BOSTON (MainStreet) -- All those blinking lights, glowing Rudolphs and bright stars are giving the nation's economy a welcome gift this Christmas season.
According to data from the National Retail Federation and BIG Research, the U.S. is on target to spend more than $6 billion of Christmas decorations, up more than 8% from last year and the most spent over the seven years the group has tracked such data.
According to estimates by NRF, the average person is expected to spend nearly $47 on holiday decorations and an additional $18 on seasonal flowers such as poinsettias. That's good news for retailers inclduding Lowe's (Stock Quote: LOW) and Home Depot (Stock Quote: HD) that sell Christmas lights and decorations. It also bodes well for retailers such as Sears (Stock Quote: SHLD), Costco (Stock Quote: COST) and Target (Stock Quote: TGT) that, this season, have started selling live Christmas trees online, with plenty of opportunities to add lights and ornaments to your shopping cart.

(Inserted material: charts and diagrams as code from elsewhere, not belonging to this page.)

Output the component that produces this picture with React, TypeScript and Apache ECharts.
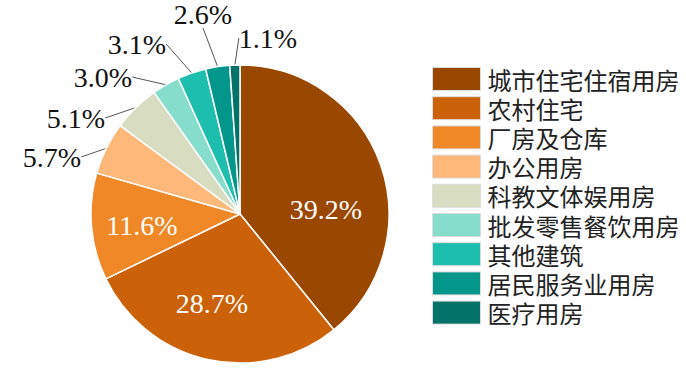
import React, { useEffect, useRef } from "react";
import * as echarts from "echarts";

const categories = [
  "城市住宅住宿用房",
  "农村住宅",
  "厂房及仓库",
  "办公用房",
  "科教文体娱用房",
  "批发零售餐饮用房",
  "其他建筑",
  "居民服务业用房",
  "医疗用房",
];
const values = [39.2, 28.7, 11.6, 5.7, 5.1, 3.0, 3.1, 2.6, 1.1];
const colors = [
  "#9A4800",
  "#CB6108",
  "#F08828",
  "#FDB87A",
  "#D8DDC2",
  "#86DDCC",
  "#1DBEAE",
  "#02978A",
  "#037268",
];
// label centre positions (layout only)
const labelPos: [number, number][] = [
  [326, 209],
  [212, 303],
  [142, 225],
  [52, 157],
  [76, 118],
  [103, 77],
  [137, 44],
  [203, 14],
  [268, 38],
];
const insideCount = 3;

export default function App() {
  const ref = useRef<HTMLDivElement>(null);
  useEffect(() => {
    document.body.style.margin = "0";
    if (!ref.current) return;
    const chart = echarts.init(ref.current, undefined, { renderer: "svg" });
    chart.setOption({
      animation: false,
      backgroundColor: "#fff",
      legend: {
        orient: "vertical",
        left: 427,
        top: 62,
        itemWidth: 48,
        itemHeight: 23,
        itemGap: 5.2,
        icon: "rect",
        itemStyle: { borderColor: "#dddddd", borderWidth: 1 },
        textStyle: {
          fontFamily: "Noto Sans CJK SC",
          fontSize: 24,
          lineHeight: 24,
          color: "#222",
          padding: [0, 0, 0, 2],
        },
        data: categories,
      },
      series: [
        {
          type: "pie",
          center: [240, 214],
          radius: 149,
          startAngle: 90,
          clockwise: true,
          avoidLabelOverlap: false,
          itemStyle: { borderColor: "#fff", borderWidth: 1.5 },
          label: {
            show: true,
            position: "outside",
            formatter: (p: any) => p.value.toFixed(1) + "%",
            fontFamily: "Liberation Serif",
            fontSize: 28,
            color: "#111",
          },
          labelLine: {
            show: true,
            length: 10,
            length2: 0,
            lineStyle: { color: "#555", width: 1 },
          },
          labelLayout: (params: any) => {
            const pos = labelPos[params.dataIndex];
            return {
              x: pos[0],
              y: pos[1],
              align: "center",
              verticalAlign: "middle",
            };
          },
          data: categories.map((name, i) => ({
            name,
            value: values[i],
            itemStyle: { color: colors[i] },
            label: i < insideCount ? { color: "#fff" } : undefined,
            labelLine: i < insideCount ? { show: false } : undefined,
          })),
        },
      ],
    });
    return () => chart.dispose();
  }, []);
  return <div ref={ref} style={{ width: 686, height: 384 }} />;
}
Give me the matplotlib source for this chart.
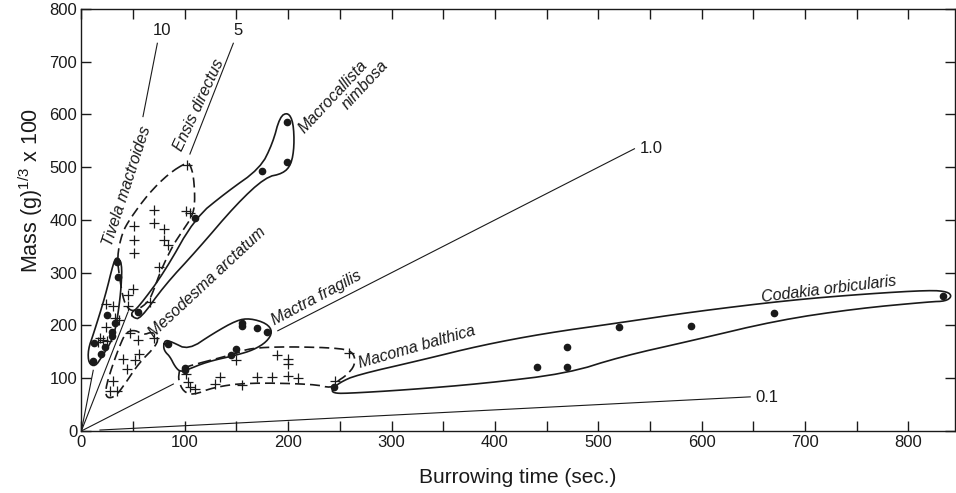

Christmas lights have been a lucrative business endeavor since the earliest days of electric light, according to a history compiled by the Library of Congress.

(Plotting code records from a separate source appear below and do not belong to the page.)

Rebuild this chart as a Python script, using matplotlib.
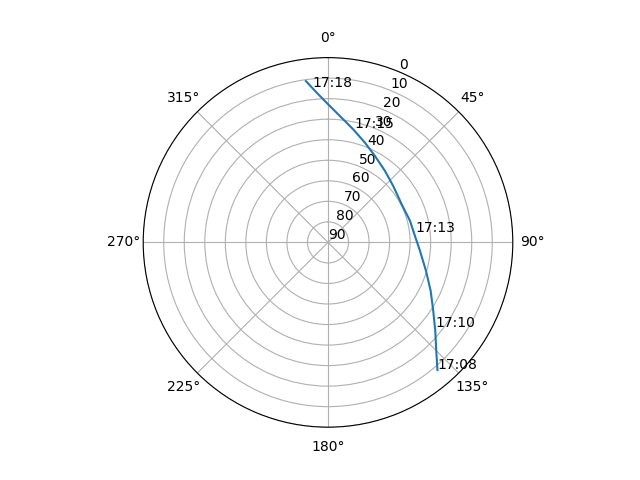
import numpy as np
from matplotlib import pyplot as plt

# satellite pass track, azimuth / elevation in degrees
track_az = [139.4, 135.1, 129.5, 123.0, 115.3, 106.2, 95.3, 82.3, 75.3,
            62.6, 49.1, 38.6, 28.5, 20.3, 12.6, 5.4, 0.1, -4.3, -7.8]
track_el = [8.1, 15.3, 22.3, 28.9, 34.7, 40.3, 45.0, 48.1, 48.7,
            49.6, 48.0, 45.5, 42.1, 38.2, 33.6, 28.2, 22.8, 16.9, 10.7]

# time labels along the track
label_times = ['17:08', '17:10', '17:13', '17:15', '17:18']
label_az = [139.1, 128.2, 83.2, 12.8, -5.7]
label_el = [8.6, 23.5, 47.1, 32.9, 14.0]

fig = plt.figure(figsize=(6.4, 4.8), dpi=100)
ax = fig.add_subplot(projection='polar')
ax.set_theta_zero_location('N')
ax.set_theta_direction(-1)

ax.plot(np.radians(track_az), track_el)
for t, a, e in zip(label_times, label_az, label_el):
    ax.text(np.radians(a), e, t)

ax.set_ylim(90, 0)
ax.set_yticks(range(0, 91, 10))

fig.savefig('out.png')
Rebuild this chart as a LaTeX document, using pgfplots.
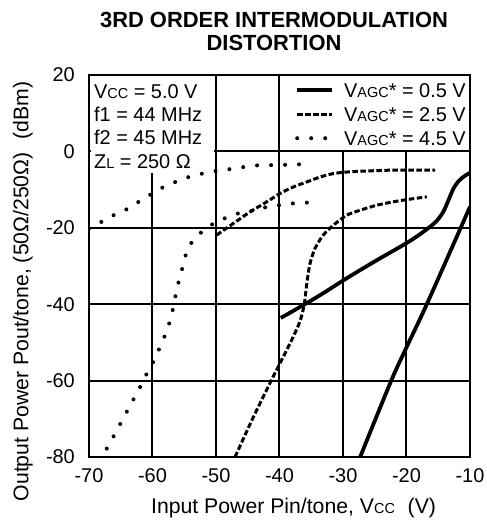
\documentclass[border=0pt]{standalone}
\usepackage{fontspec}
\setmainfont{Liberation Sans}
\usepackage{pgfplots}
\pgfplotsset{compat=1.18}

% smaller capitals used in V_CC, V_AGC, Z_L
\newcommand{\sm}[1]{{\fontsize{14.5}{14.5}\selectfont #1}}

\begin{document}
\begin{tikzpicture}
\begin{axis}[
    scale only axis,
    width=381bp, height=382bp,
    xmin=-70, xmax=-10, ymin=-80, ymax=20,
    xtick={-70,-60,...,-10},
    ytick={-80,-60,...,20},
    xticklabels={-70,-60,-50,-40,-30,-20,-10},
    yticklabels={-80,-60,-40,-20,0,20},
    xmajorgrids, ymajorgrids,
    major grid style={draw=black, line width=2bp},
    axis line style={black, line width=1.8bp},
    major tick length=0pt,
    ticklabel style={font=\fontsize{20}{20}\selectfont},
    xticklabel style={anchor=base, yshift=-25bp},
    yticklabel style={anchor=east, inner sep=0pt, xshift=-14bp},
    title={3RD ORDER INTERMODULATION\\DISTORTION},
    title style={at={(axis description cs:0.4856,1.098)}, anchor=center,
        align=center, font=\bfseries\fontsize{22}{23.5}\selectfont},
    xlabel={Input Power Pin/tone, V\sm{CC}\hspace{0.6em}(V)},
    xlabel style={at={(axis description cs:0.537,-0.1466)}, anchor=base,
        font=\fontsize{21.3}{21.3}\selectfont},
    ylabel={Output Power Pout/tone, (50Ω/250Ω)\hspace{0.6em}(dBm)},
    ylabel style={at={(axis description cs:-0.1588,0.4332)}, anchor=base,
        font=\fontsize{21.3}{21.3}\selectfont},
    legend style={draw=none, fill=none, at={(axis description cs:0.5407,0.9797)},
        anchor=north west, inner sep=0pt, row sep=9.5bp, column sep=10bp,
        font=\fontsize{20}{20}\selectfont,
        nodes={inner sep=0pt, text height=14.5bp, text depth=0bp}},
    legend cell align=left,
    legend image code/.code={\draw[#1] (0bp,0bp) -- (35bp,0bp);},
    solid5/.style={black, line width=3.8bp, smooth, tension=0.5},
    dash25/.style={black, line width=3bp, dash pattern=on 5.5bp off 2.5bp, smooth, tension=0.5},
    dot45/.style={black, line width=4bp, line cap=round, dash pattern=on 0bp off 14bp, smooth, tension=0.5},
]
\coordinate (bl) at (rel axis cs:0,0);
\coordinate (tr) at (rel axis cs:1,1);

% white boxes behind the notes and the legend
\fill[white] (axis cs:-69.75,19.75) rectangle (axis cs:-50.3,-5.6);
\fill[white] (axis cs:-39.7,19.75) rectangle (axis cs:-10.25,0.35);

\addplot[solid5] coordinates {
    (-39.8,-43.6) (-36.0,-40.0) (-33.0,-37.0) (-29.7,-33.5) (-25.0,-28.8)
    (-19.7,-23.7) (-16.8,-20.4) (-15.25,-18.2) (-14.2,-15.8) (-13.4,-12.8)
    (-12.6,-9.7) (-11.8,-7.8) (-10.9,-6.5) (-10.0,-5.6)
};
\addlegendentry{V\sm{AGC}* = 0.5 V}

\addplot[dash25] coordinates {
    (-47.0,-80.0) (-44.1,-69.5) (-41.0,-59.0) (-38.35,-50.3) (-36.8,-44.6)
    (-36.1,-40.0) (-35.7,-34.6) (-35.2,-29.4) (-34.4,-25.4) (-33.1,-21.9)
    (-31.5,-19.3) (-29.4,-16.7) (-27.3,-15.4) (-24.7,-14.1) (-22.1,-13.2)
    (-19.45,-12.5) (-16.8,-11.9)
};
\addlegendentry{V\sm{AGC}* = 2.5 V}

\addplot[dot45] coordinates {
    (-70.0,-20.2) (-68.0,-18.4) (-66.0,-16.6) (-63.9,-15.0) (-62.0,-13.0)
    (-60.0,-11.0) (-58.0,-9.1) (-55.9,-7.7) (-53.7,-6.4) (-51.5,-5.6)
    (-49.2,-4.9) (-47.0,-4.5) (-44.6,-3.8) (-42.4,-3.6) (-40.1,-3.6)
    (-37.8,-3.4) (-35.5,-3.4)
};
\addlegendentry{V\sm{AGC}* = 4.5 V}

\addplot[solid5, forget plot] coordinates {
    (-27.3,-80.0) (-22.4,-60.0) (-20.0,-51.3) (-16.8,-40.0) (-10.0,-14.5)
};

\addplot[dash25, forget plot] coordinates {
    (-49.9,-21.9) (-47.3,-18.9) (-44.6,-15.8) (-42.0,-13.2) (-39.9,-11.0)
    (-37.8,-9.3) (-35.7,-8.0) (-33.6,-6.7) (-31.5,-5.8) (-29.4,-5.4)
    (-27.3,-5.2) (-22.1,-4.9) (-15.5,-4.9)
};

\addplot[dot45, forget plot] coordinates {
    (-67.2,-77.8) (-66.1,-74.5) (-65.0,-71.1) (-63.9,-67.7) (-62.8,-64.3)
    (-61.7,-60.9) (-60.7,-57.5) (-59.6,-54.2) (-58.7,-50.7) (-57.8,-47.2)
    (-57.1,-43.5) (-56.6,-39.8) (-56.2,-36.2) (-55.6,-32.4) (-55.0,-28.7)
    (-54.4,-25.2) (-52.9,-22.1) (-51.1,-19.6) (-49.0,-17.8) (-46.9,-16.4)
    (-44.5,-15.6) (-42.4,-14.7) (-40.1,-14.1) (-37.8,-13.6) (-35.5,-13.4)
};

\node[anchor=north west, align=left, inner sep=0pt,
      font=\fontsize{20}{23.5}\selectfont]
    at (axis description cs:0.013,0.9764)
    {V\sm{CC} = 5.0 V\\f1 = 44 MHz\\f2 = 45 MHz\\Z\sm{L} = 250 Ω};
\end{axis}
\pgfresetboundingbox
\path ([xshift=-89bp,yshift=-65bp]bl) rectangle ([xshift=17bp,yshift=75bp]tr);
\end{tikzpicture}
\end{document}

In 1880, Thomas Edison crafted a strand of electric bulbs and decorated his laboratory with them.
The public, despite its willingness to use lit candles as decorations, expressed safety concerns and were hesitant to embrace electric decorations until 1895, when President Grover Cleveland made the technological leap for the White House Christmas Tree.
The real breakthrough came in 1903, when General Electric (Stock Quote: GE) introduced far more affordable lighting kits. Before its entry in the marketplace, the cost of lighting an average Christmas tree would have cost roughly $2,000 in today's dollars, not even including the professional electricians needed to connect the strands to a power source.

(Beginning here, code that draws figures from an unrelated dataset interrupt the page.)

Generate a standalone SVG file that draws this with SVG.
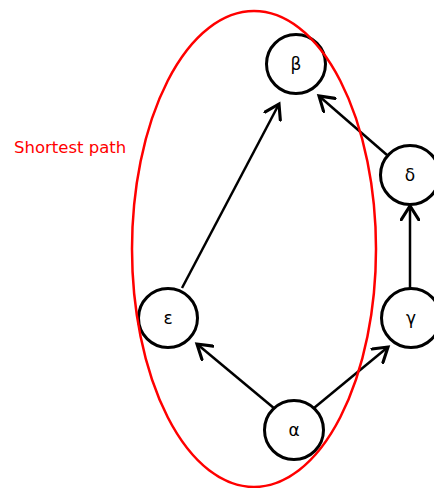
<svg xmlns="http://www.w3.org/2000/svg" width="434" height="488" viewBox="0 0 434 488">
  <style>
    .node circle { fill: #fff; stroke: #000; stroke-width: 3; }
    .node text { font-family: "DejaVu Sans", sans-serif; font-size: 17px; fill: #000; text-anchor: middle; dominant-baseline: central; }
    .edge { stroke: #000; stroke-width: 2.5; fill: none; marker-end: url(#arrow); }
    .label { font-family: "DejaVu Sans", sans-serif; font-size: 16.5px; fill: #ff0000; }
  </style>
  <defs>
    <marker id="arrow" markerUnits="userSpaceOnUse" markerWidth="20" markerHeight="20" refX="12" refY="8" orient="auto" viewBox="0 0 16 16">
      <path d="M1,1 L12,8 L1,15" fill="none" stroke="#000" stroke-width="2.5" stroke-linecap="round" stroke-linejoin="miter"/>
    </marker>
  </defs>

  <rect width="434" height="488" fill="#fff"/>

  <!-- connectors -->
  <g id="edges">
    <line class="edge" x1="182" y1="288" x2="279" y2="104"/>
    <line class="edge" x1="275" y1="409" x2="197" y2="344"/>
    <line class="edge" x1="314" y1="408" x2="388" y2="347"/>
    <line class="edge" x1="410" y1="288" x2="410" y2="206"/>
    <line class="edge" x1="387" y1="155" x2="319" y2="96"/>
  </g>

  <g id="beta" class="node"><circle cx="296" cy="64" r="29.5"/><text x="296" y="64">β</text></g>
  <g id="delta" class="node"><circle cx="410" cy="175" r="29.5"/><text x="410" y="175">δ</text></g>
  <g id="epsilon" class="node"><circle cx="168" cy="318" r="29.5"/><text x="168" y="318">ε</text></g>
  <g id="gamma" class="node"><circle cx="411" cy="318" r="29.5"/><text x="411" y="318">γ</text></g>
  <g id="alpha" class="node"><circle cx="294" cy="430" r="29.5"/><text x="294" y="430">α</text></g>

  <!-- highlighted region, drawn above the nodes -->
  <g id="shortest-path">
    <ellipse cx="254" cy="249" rx="122" ry="238" fill="none" stroke="#ff0000" stroke-width="2.5"/>
    <text class="label" x="14" y="153">Shortest path</text>
  </g>
</svg>
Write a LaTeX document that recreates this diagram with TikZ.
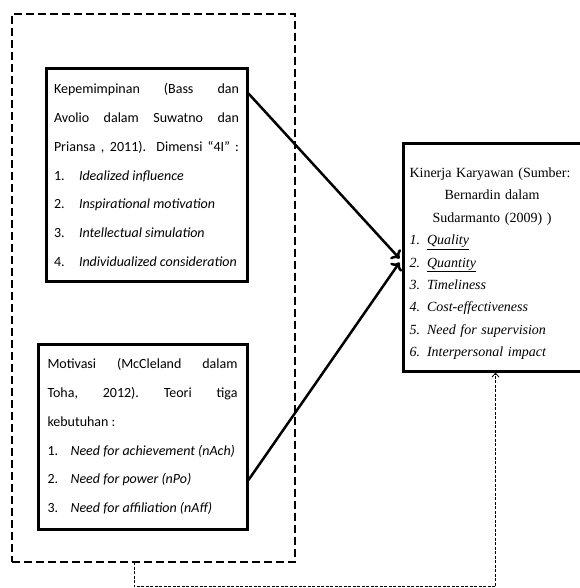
\documentclass[tikz,border=0pt]{standalone}
\usepackage{fontspec}
\setmainfont{Carlito}
\newfontfamily\timesf{Liberation Serif}
\usetikzlibrary{arrows.meta,calc}
\setlength\parindent{0pt}
\newcommand\liA[2]{\par\makebox[25pt][l]{#1}\makebox[0pt][l]{\textit{#2}}}
\newcommand\liB[2]{\par\makebox[23pt][l]{#1}\makebox[0pt][l]{\textit{#2}}}
\begin{document}
\begin{tikzpicture}[x=1pt,y=-1pt,
  box/.style={draw,line width=3pt,inner ysep=2pt},
  grpbox/.style={draw,line width=2.5pt,dash pattern=on 8pt off 4pt,inner sep=0pt},
  mainarrow/.style={line width=2.5pt,-{To[length=7pt,width=14pt]}},
  fbline/.style={line width=0.8pt,dash pattern=on 3pt off 1.5pt,-{Straight Barb[length=4pt,width=7pt]}},
  sansfont/.style={font=\fontsize{14}{28.7}\selectfont},
  seriffont/.style={font=\timesf\fontsize{14}{22.4}\selectfont}]
\useasboundingbox (0,0) rectangle (579,588);

% dashed group
\node[grpbox,minimum width=283pt,minimum height=548pt] (grp) at (153.5,288) {};

% box 1
\node[box,sansfont,text width=185pt,inner xsep=8pt,minimum width=201pt,minimum height=212pt,align=justify] (lead) at (146.5,175)
{\makebox[185pt]{Kepemimpinan\hfill(Bass\hfill dan}\par
\makebox[185pt]{Avolio\hfill dalam\hfill Suwatno\hfill dan}\par
\makebox[185pt][s]{Priansa , 2011). Dimensi “4I” :}%
\liA{1.}{Idealized influence}%
\liA{2.}{Inspirational motivation}%
\liA{3.}{Intellectual simulation}%
\liA{4.}{Individualized consideration}};

% box 2
\node[box,sansfont,text width=190pt,inner xsep=9.5pt,minimum width=209pt,minimum height=185pt,align=justify] (moti) at (142.5,436.5)
{\makebox[190pt]{Motivasi\hfill(McCleland\hfill dalam}\par
\makebox[190pt]{Toha,\hfill 2012).\hfill Teori\hfill tiga}\par
kebutuhan :%
\liB{1.}{Need for achievement (nAch)}%
\liB{2.}{Need for power (nPo)}%
\liB{3.}{Need for affiliation (nAff)}};

% right box
\node[box,seriffont,text width=165pt,inner xsep=6.5pt,minimum width=178pt,minimum height=227pt,align=left] (out) at (492,257.5)
{\rule{0pt}{22pt}Kinerja Karyawan (Sumber:\par
\makebox[165pt]{Bernardin dalam}\par
\makebox[165pt]{Sudarmanto (2009) )}\par
\textit{1. \underline{Quality}}\par
\textit{2. \underline{Quantity}}\par
\textit{3. Timeliness}\par
\textit{4. Cost-effectiveness}\par
\textit{5. Need for supervision}\par
\textit{6. Interpersonal impact}};

% arrows
\draw[mainarrow] ([yshift=-26pt]lead.north east) -- ([xshift=-2pt,yshift=-1pt]out.west);
\draw[mainarrow] ([yshift=-43.5pt]moti.east) -- ([xshift=-2pt,yshift=-5pt]out.west);

% feedback
\coordinate (fb) at (134,562);
\draw[fbline] (fb) -- ++(0,24.5) -| ([xshift=3.5pt]out.south);
\end{tikzpicture}
\end{document}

Sales of Christmas lights also grew along with the fortunes of New York entrepreneur Albert Sadacca who, in 1917, began what would become the Noma Electric Co., which nearly monopolized the Christmas light market until the 1960s.
What may be helping drive up spending on holiday lights and decorations this year is that households are starting to own more than one Christmas Tree. "We're finding that the many Christmas tree options available to consumers today are being utilized more and more as holiday decorative accents, such as wreaths, swags and garlands," Jami Warner, executive director of the American Christmas Tree Association says in a statement. "The two-plus-tree household is evidence that the family Christmas tree has evolved into a design feature, both indoor and out, rather than the main traditional decoration during the holiday season."
For those fed up with tangled cords, missing bulbs and cracked Santas, there is also a thriving business among those willing to string your lights for a fee.